Raw data =
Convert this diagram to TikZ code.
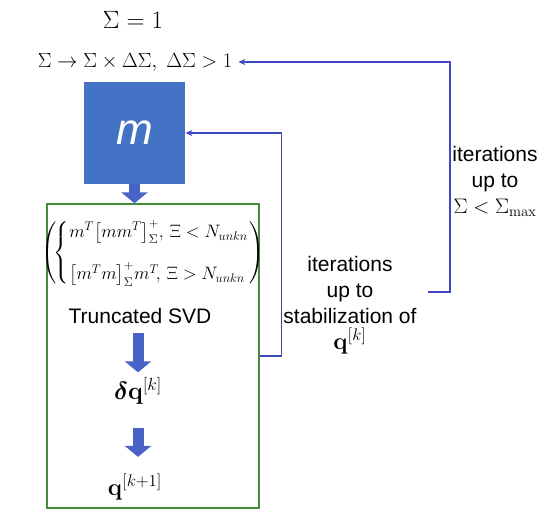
\RequirePackage{fix-cm}
\documentclass[tikz,border=0pt]{standalone}
\usepackage{amsmath}
\usepackage{bm}
\usepackage[no-math]{fontspec}
\setmainfont{Liberation Sans}
\usetikzlibrary{arrows.meta,positioning}

\definecolor{boxblue}{RGB}{68,114,196}
\definecolor{arrblue}{RGB}{72,98,200}
\definecolor{loopblue}{RGB}{62,72,195}
\definecolor{framegreen}{RGB}{70,140,60}

\tikzset{
	every picture/.style={line width=0.75pt},
	txt/.style={inner sep=0.75pt, align=center, font=\fontsize{21}{26}\selectfont},
	mth/.style={inner sep=0.75pt, font=\fontsize{21}{26}\selectfont},
	fatarr/.style={draw=arrblue, line width=11pt, -{Triangle[length=11pt,width=26pt]}, arrblue},
	loopline/.style={draw=loopblue, line width=1.3pt, -{Stealth[length=7pt,width=6pt]}},
}

\begin{document}
\begin{tikzpicture}[x=1pt,y=1pt,yscale=-1]
	\useasboundingbox (0,0) rectangle (550,526);
	
	% top labels
	\node[mth, font=\fontsize{25}{28}\selectfont] (sigone) at (133,20) {$\Sigma=1$};
	\node[mth, font=\fontsize{20.5}{24}\selectfont] (sigupd) at (135,62) {$\Sigma\rightarrow\Sigma\times\Delta\Sigma,\ \Delta\Sigma>1$};
	
	% m block
	\node[fill=boxblue, minimum width=101pt, minimum height=102pt, inner sep=0pt,
	text=white, font=\fontsize{44}{44}\selectfont\itshape] (mbox) at (134.5,133) {m};
	
	% green frame
	\node[draw=framegreen, line width=1.4pt, minimum width=212pt, minimum height=304pt, inner sep=0pt] (gbox) at (153,356) {};
	
	% inside the frame
	\node[mth, font=\fontsize{18}{22}\selectfont] (pinv) at (153,253) {$\left(\!\left\{\begin{array}{@{}l@{}}
			m^{T}\!\left[mm^{T}\right]^{+}_{\Sigma}\!,\,\Xi<N_{unkn}\\[18pt]
			\left[m^{T}m\right]^{+}_{\Sigma}\!m^{T}\!,\,\Xi>N_{unkn}
		\end{array}\right.\right)$};
	\node[txt] (svd) at (140,316) {Truncated SVD};
	\node[mth, font=\fontsize{25}{28}\selectfont] (dq) at (138,391) {$\bm{\delta}\mathbf{q}^{[k]}$};
	\node[mth, font=\fontsize{24}{28}\selectfont] (qnext) at (135,487) {$\mathbf{q}^{[k+1]}$};
	
	% loop labels
	\node[txt] (innerlbl) at (350,305) {iterations\\up to\\stabilization of\\{\fontsize{24}{26}\selectfont$\mathbf{q}^{[k]}$}};
	\node[txt] (outerlbl) at (495,181) {iterations\\up to\\$\Sigma<\Sigma_{\max}$};
	\coordinate (outstart) at (428,292);
	
	% block arrows
	\draw[fatarr] (mbox.south) -- (mbox.south |- gbox.north);
	\draw[fatarr, shorten <=8pt, shorten >=4pt] (svd.south -| dq) -- (dq.north);
	\draw[fatarr, shorten <=22pt, shorten >=16pt] (dq.south) -- (dq.south |- qnext.north);
	
	% feedback loops
	\draw[loopline] (gbox.east) -- ++(22,0) |- (mbox.east);
	\draw[loopline] (outstart) -- ++(22,0) |- ([xshift=5pt]sigupd.east);
	
\end{tikzpicture}
\end{document}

Short exercise = Images in the data above are to be skipped. Retype all other material exactly.

Answer to this exercise =
Convert this diagram to TikZ code.
\RequirePackage{fix-cm}
\documentclass[tikz,border=0pt]{standalone}
\usepackage{amsmath}
\usepackage{bm}
\usepackage[no-math]{fontspec}
\setmainfont{Liberation Sans}
\usetikzlibrary{arrows.meta,positioning}

\definecolor{boxblue}{RGB}{68,114,196}
\definecolor{arrblue}{RGB}{72,98,200}
\definecolor{loopblue}{RGB}{62,72,195}
\definecolor{framegreen}{RGB}{70,140,60}

\tikzset{
	every picture/.style={line width=0.75pt},
	txt/.style={inner sep=0.75pt, align=center, font=\fontsize{21}{26}\selectfont},
	mth/.style={inner sep=0.75pt, font=\fontsize{21}{26}\selectfont},
	fatarr/.style={draw=arrblue, line width=11pt, -{Triangle[length=11pt,width=26pt]}, arrblue},
	loopline/.style={draw=loopblue, line width=1.3pt, -{Stealth[length=7pt,width=6pt]}},
}

\begin{document}
\begin{tikzpicture}[x=1pt,y=1pt,yscale=-1]
	\useasboundingbox (0,0) rectangle (550,526);
	
	% top labels
	\node[mth, font=\fontsize{25}{28}\selectfont] (sigone) at (133,20) {$\Sigma=1$};
	\node[mth, font=\fontsize{20.5}{24}\selectfont] (sigupd) at (135,62) {$\Sigma\rightarrow\Sigma\times\Delta\Sigma,\ \Delta\Sigma>1$};
	
	% m block
	\node[fill=boxblue, minimum width=101pt, minimum height=102pt, inner sep=0pt,
	text=white, font=\fontsize{44}{44}\selectfont\itshape] (mbox) at (134.5,133) {m};
	
	% green frame
	\node[draw=framegreen, line width=1.4pt, minimum width=212pt, minimum height=304pt, inner sep=0pt] (gbox) at (153,356) {};
	
	% inside the frame
	\node[mth, font=\fontsize{18}{22}\selectfont] (pinv) at (153,253) {$\left(\!\left\{\begin{array}{@{}l@{}}
			m^{T}\!\left[mm^{T}\right]^{+}_{\Sigma}\!,\,\Xi<N_{unkn}\\[18pt]
			\left[m^{T}m\right]^{+}_{\Sigma}\!m^{T}\!,\,\Xi>N_{unkn}
		\end{array}\right.\right)$};
	\node[txt] (svd) at (140,316) {Truncated SVD};
	\node[mth, font=\fontsize{25}{28}\selectfont] (dq) at (138,391) {$\bm{\delta}\mathbf{q}^{[k]}$};
	\node[mth, font=\fontsize{24}{28}\selectfont] (qnext) at (135,487) {$\mathbf{q}^{[k+1]}$};
	
	% loop labels
	\node[txt] (innerlbl) at (350,305) {iterations\\up to\\stabilization of\\{\fontsize{24}{26}\selectfont$\mathbf{q}^{[k]}$}};
	\node[txt] (outerlbl) at (495,181) {iterations\\up to\\$\Sigma<\Sigma_{\max}$};
	\coordinate (outstart) at (428,292);
	
	% block arrows
	\draw[fatarr] (mbox.south) -- (mbox.south |- gbox.north);
	\draw[fatarr, shorten <=8pt, shorten >=4pt] (svd.south -| dq) -- (dq.north);
	\draw[fatarr, shorten <=22pt, shorten >=16pt] (dq.south) -- (dq.south |- qnext.north);
	
	% feedback loops
	\draw[loopline] (gbox.east) -- ++(22,0) |- (mbox.east);
	\draw[loopline] (outstart) -- ++(22,0) |- ([xshift=5pt]sigupd.east);
	
\end{tikzpicture}
\end{document}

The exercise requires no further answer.